That is the headline on this article by Samar Halarnkar in the Hindustan Times. It's interesting to read that as an Englishman, given that England is often said to be unusual in its continuing support for Test cricket. That in itself is hard to judge right now, given that the sparse crowds for the West Indies series might be blamed on poor scheduling and cold weather, and an Ashes series is always going to be a draw.
I'll bow to Halarnkar's personal knowledge when it comes to India, and it's obvious to anybody that Test crowds there have declined in recent years. It's also fair to say that in reputation at least (whether fair or not is not the point here) admiration for India's impressive rise is tempered somewhat by a feeling that it's in danger of losing some of its soul in its ever more intense quest for the mighty dollar. However, I'm not entirely convinced by Halarnkar's use of statistics. To quote from the article:
In 2004, 51 Test matches were played worldwide. In 2005, 49. In 2006, 46. In 2007, 31. In 2008, 47. In 2009, 17. Yes, I can see the spike in 2008. But it’s just that, a brave spike in the declining career graph of cricket.
That sequence really tells us nothing useful, for several reasons. Firstly, the sequence is far too short to draw any sensible conclusions: if the trend is implacably downward over the next five years, then there'll be a point to be made. The inclusion of 2009 in the list is silly: we may be almost exactly halfway through the year, but here in England we've played only two-sevenths of our Test season. So the list more fairly reads 49, 46, 31, 47. I don't think you can tell anything much from that. (Correction: 51, 49, 46, 31, 47. The point stands, however.)
Secondly, a few years earlier, there had been a significant increase in Test cricket: Zimbabwe and Bangladesh joined the party, and England started to stage seven Tests each summer instead of six. The presence or absence of a two-match series against Bangladesh really doesn't tell us much. And of course quality and quantity are not the same thing: for all the years Australia were thrashing England, they consistently played far less domestic first-class cricket than we did.

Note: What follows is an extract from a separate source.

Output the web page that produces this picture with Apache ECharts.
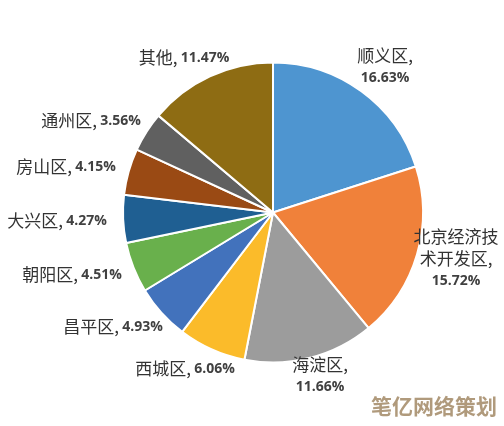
<!DOCTYPE html>
<html>
<head>
<meta charset="utf-8">
<style>
    html, body { margin: 0; padding: 0; background: #fff; }
    #main { width: 504px; height: 426px; }
</style>
<script src="https://cdn.jsdelivr.net/npm/echarts@6/dist/echarts.min.js"></script>
</head>
<body>
<div id="main"></div>
<script>
var categories = ['顺义区', '北京经济技\n术开发区', '海淀区', '西城区', '昌平区', '朝阳区', '大兴区', '房山区', '通州区', '其他'];
var percents = [16.63, 15.72, 11.66, 6.06, 4.93, 4.51, 4.27, 4.15, 3.56, 11.47];
var colors = ['#4E95D0', '#F0813A', '#9C9C9C', '#FBBB2A', '#4272BC', '#69B04C', '#1F5F92', '#9A4A14', '#606060', '#8E6C13'];
// 百分比另起一行的扇区
var twoLine = [true, true, true, false, false, false, false, false, false, false];
// 标签中心位置
var labelX = [385, 456, 320, 185, 113, 72, 57, 66, 91, 184];
var labelY = [67, 259, 376, 369, 327, 275, 221, 167, 121, 58];

var pieData = [];
for (var i = 0; i < categories.length; i++) {
    pieData.push({name: categories[i], value: percents[i], itemStyle: {color: colors[i]}});
}

var myChart = echarts.init(document.getElementById('main'));

myChart.setOption({
    animation: false,
    backgroundColor: '#fff',
    series: [{
        type: 'pie',
        center: [273, 212.5],
        radius: [0, 150],
        startAngle: 90,
        clockwise: true,
        avoidLabelOverlap: false,
        itemStyle: {borderColor: '#fff', borderWidth: 2},
        label: {
            show: true,
            position: 'outside',
            align: 'center',
            formatter: function (p) {
                var sep = twoLine[p.dataIndex] ? '\n' : ' ';
                var names = p.name.split('\n');
                var head = names.map(function (n, k) {
                    return '{n|' + n + (k === names.length - 1 ? ',' : '') + '}';
                }).join('\n');
                return head + sep + '{p|' + p.value.toFixed(2) + '%}';
            },
            rich: {
                n: {fontFamily: 'Noto Sans CJK SC', fontSize: 17, color: '#333', lineHeight: 22},
                p: {fontFamily: 'Open Sans', fontWeight: 'bold', fontSize: 14, color: '#404040', lineHeight: 22}
            }
        },
        labelLine: {show: false},
        labelLayout: function (params) {
            return {
                x: labelX[params.dataIndex],
                y: labelY[params.dataIndex],
                align: 'center',
                verticalAlign: 'middle'
            };
        },
        data: pieData
    }],
    graphic: [{
        type: 'text',
        right: 7,
        top: 396,
        style: {
            text: '笔亿网络策划',
            fontFamily: 'Noto Sans CJK SC',
            fontWeight: 'bold',
            fontSize: 21,
            fill: '#B09A7C'
        }
    }]
});
</script>
</body>
</html>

I'm not trying to stick my fingers in my ears and pretend Twenty20 hadn't happened - though it might be noted that India are still startlingly reluctant to host T20 internationals, a lack of experience which may not have helped them in the recent tournament. I do think Test cricket is under threat if not managed considerately, and that even we in England shouldn't go taking it for granted. However, I think Halarnkar is wrong to extrapolate the situation in India to the cricketing world as a whole.